有一天我到蒋南翔、杨学诚那里去,杨学诚对我说:“老何,我们正在商量下乡打游击的事。我是湖北人,更得下乡去自己干了。你帮我买个滚筒油印机,这样印东西快一点。”杨学诚带着农村青救团,在大洪山一带打游击,建立了鄂中农村根据地。以后中央派李先念同志去领导,和杨学诚一起建立了“鄂豫边区政府”,李先念任主席,杨学诚为副主席,即后来的华中根据地,对抗日发挥了重要作用。我后来没有下乡,而是到延安去了。

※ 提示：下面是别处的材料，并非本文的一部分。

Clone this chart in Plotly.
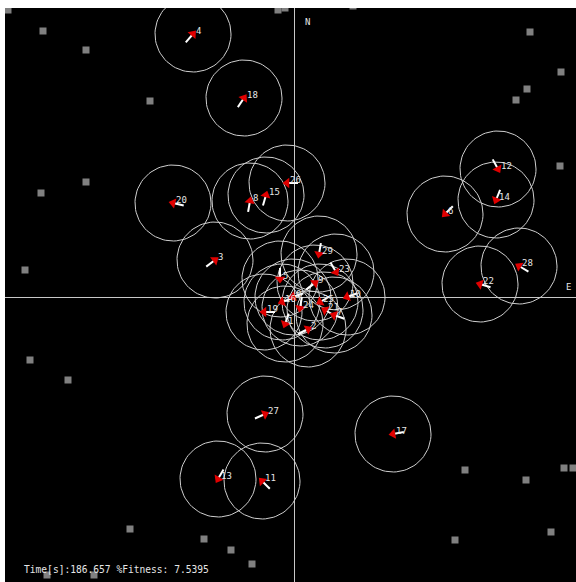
import numpy as np
import plotly.graph_objects as go

# Arena coordinates (x east, y north), origin at the axis crossing
agent_ids = ["4", "18", "20", "8", "15", "26", "3", "12", "14", "6", "28", "22",
             "29", "23", "5", "9", "10", "19", "16", "0", "24", "25", "21", "7",
             "1", "2", "27", "13", "11", "17"]
agent_x = [-101, -50, -121, -44, -28, -7, -79, 204, 202, 151, 225, 186,
           25, 42, -14, 21, 53, -30, -12, -1, 6, 26, 31, 40,
           -9, 14, -29, -76, -32, 99]
agent_y = [263, 199, 94, 96, 102, 114, 37, 128, 97, 83, 31, 13,
           43, 25, 18, 14, 0, -15, -5, 0, -11, -5, -13, -18,
           -27, -32, -117, -182, -184, -137]
agent_heading = [49, 56, 167, 80, 74, 180, 37, -61, -112, -135, 149, 163,
                 -100, -60, -90, 37, 200, 180, 200, 200, -100, 210, 150, 160,
                 -110, 27, 24, -120, 135, -170]

obstacle_x = [-286, -251, -208, -144, -16, -9, 59, 236, 267, 233, 222,
              -253, -208, -269, 266,
              -264, -226, -164, -90, -63, -42, -247, -200,
              171, 232, 270, 279, 161, 257]
obstacle_y = [287, 266, 247, 196, 287, 289, 291, 265, 225, 208, 197,
              104, 115, 27, 131,
              -63, -83, -232, -242, -253, -267, -278, -278,
              -173, -183, -171, -171, -243, -235]

sensor_range = 38
tail_len = 11
time_s = 186.657
fitness = 7.5395

ax = np.array(agent_x, float)
ay = np.array(agent_y, float)
hd = np.radians(np.array(agent_heading, float))

# circles
t = np.linspace(0, 2 * np.pi, 90)
cx, cy = [], []
for x0, y0 in zip(ax, ay):
    cx += list(x0 + sensor_range * np.cos(t)) + [None]
    cy += list(y0 + sensor_range * np.sin(t)) + [None]

# tails
tx, ty = [], []
for x0, y0, h in zip(ax, ay, hd):
    tx += [x0, x0 - tail_len * np.cos(h), None]
    ty += [y0, y0 - tail_len * np.sin(h), None]

fig = go.Figure()
fig.add_trace(go.Scatter(x=obstacle_x, y=obstacle_y, mode="markers",
                         marker=dict(symbol="square", size=7, color="#808080",
                                     line=dict(width=0)),
                         hoverinfo="skip"))
fig.add_trace(go.Scatter(x=cx, y=cy, mode="lines",
                         line=dict(color="#cfcfcf", width=1), hoverinfo="skip"))
fig.add_trace(go.Scatter(x=tx, y=ty, mode="lines",
                         line=dict(color="white", width=2), hoverinfo="skip"))
fig.add_trace(go.Scatter(x=ax, y=ay, mode="markers",
                         marker=dict(symbol="triangle-up", size=9, color="#e00000",
                                     angle=list(90 - np.degrees(hd)),
                                     line=dict(width=0)),
                         hoverinfo="skip"))
fig.add_trace(go.Scatter(x=ax + 3, y=ay + 2, mode="text", text=agent_ids,
                         textposition="middle right",
                         textfont=dict(family="DejaVu Sans Mono", size=9, color="#e6e6e6"),
                         hoverinfo="skip"))

fig.add_annotation(x=9, y=275, text="N", showarrow=False, xanchor="left",
                   font=dict(family="DejaVu Sans Mono", size=9, color="#e6e6e6"))
fig.add_annotation(x=270, y=10, text="E", showarrow=False, xanchor="left",
                   font=dict(family="DejaVu Sans Mono", size=9, color="#e6e6e6"))
fig.add_annotation(x=-272, y=-272, xanchor="left",
                   text=f"Time[s]:{time_s} %Fitness: {fitness}", showarrow=False,
                   font=dict(family="DejaVu Sans Mono", size=9.6, color="#e6e6e6"))

axis_common = dict(showgrid=False, showticklabels=False, ticks="", zeroline=True,
                   zerolinecolor="#c8c8c8", zerolinewidth=1, fixedrange=True)
fig.update_xaxes(range=[-289, 282], **axis_common)
fig.update_yaxes(range=[-285, 289], **axis_common)
fig.update_layout(width=576, height=582, margin=dict(l=5, r=0, t=8, b=0),
                  paper_bgcolor="white", plot_bgcolor="black", showlegend=False)
fig.write_html("out.html", config={"displayModeBar": False},
               post_script="document.body.style.margin='0';document.body.style.overflow='hidden';")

这说明青年运动必然要走中央指出的正确道路:就是到农村开展游击战争,建立农村抗日根据地,打持久战。
刘少奇同志在《六年华北华中工作经验的报告》中指出:“抗战开始以后,武汉失守以前……党的工作方针与任务应该是,一方面迅速恢复与发展党在各地方的组织,动员群众,参加抗战,帮助国民党军队抵抗敌人的进攻,推动国共合作与统一战线进一步的发展和巩固,同时应将自己主要的注意力放在准备与组织广泛的游击战争上,放在敌后乡村工作上,以便在国民党军退却之后,在敌后独立自主地团结一切抗日阶层和势力,用游击战争坚持抗战……”用这一指导思想和方针来回顾南京武汉这一段工作,就再清楚不过了。
“一二•九”的时候,我们还只是向往社会主义和共产主义。现在,我们正在伟大的中国共产党的领导下,为实现三大历史任务而奋斗。
这就是:加紧社会主义现代化建设,争取实现包括台湾在内的祖国统一,反对霸权主义,维护世界和平,并在本世纪未争取使国民生产总值翻两番,达到小康水平。再经过三十年到五十年的努力奋斗,力争接近世界发达国家的水平。要实现这样一个宏伟目标,需要经过几代人的努力奋斗,才能实现。根据“一二•九”运动的经验,中国青年应在中国共产党的领导下,高举爱国主义旗帜,自觉地肩负起历史的重任,继承我国知识分子的光荣传统,和广大的工农群众相结合,全心全意地为人民服务,为社会主义祖国的四化建设努力奋斗,英勇献身。“一二•九”运动锻炼和造就了一代人。我们坚信,今天这个伟大的时代,必将锻炼和造就新的一代青年,他们在新时期必将做出新的更加伟大的贡献。
(原载《吉林大学社会科学学报》,1985年第6期;本文选自郑一奇主编,何吉林副主编:《何礼纪念文集》,中国青年出版社,2014年6月出版。)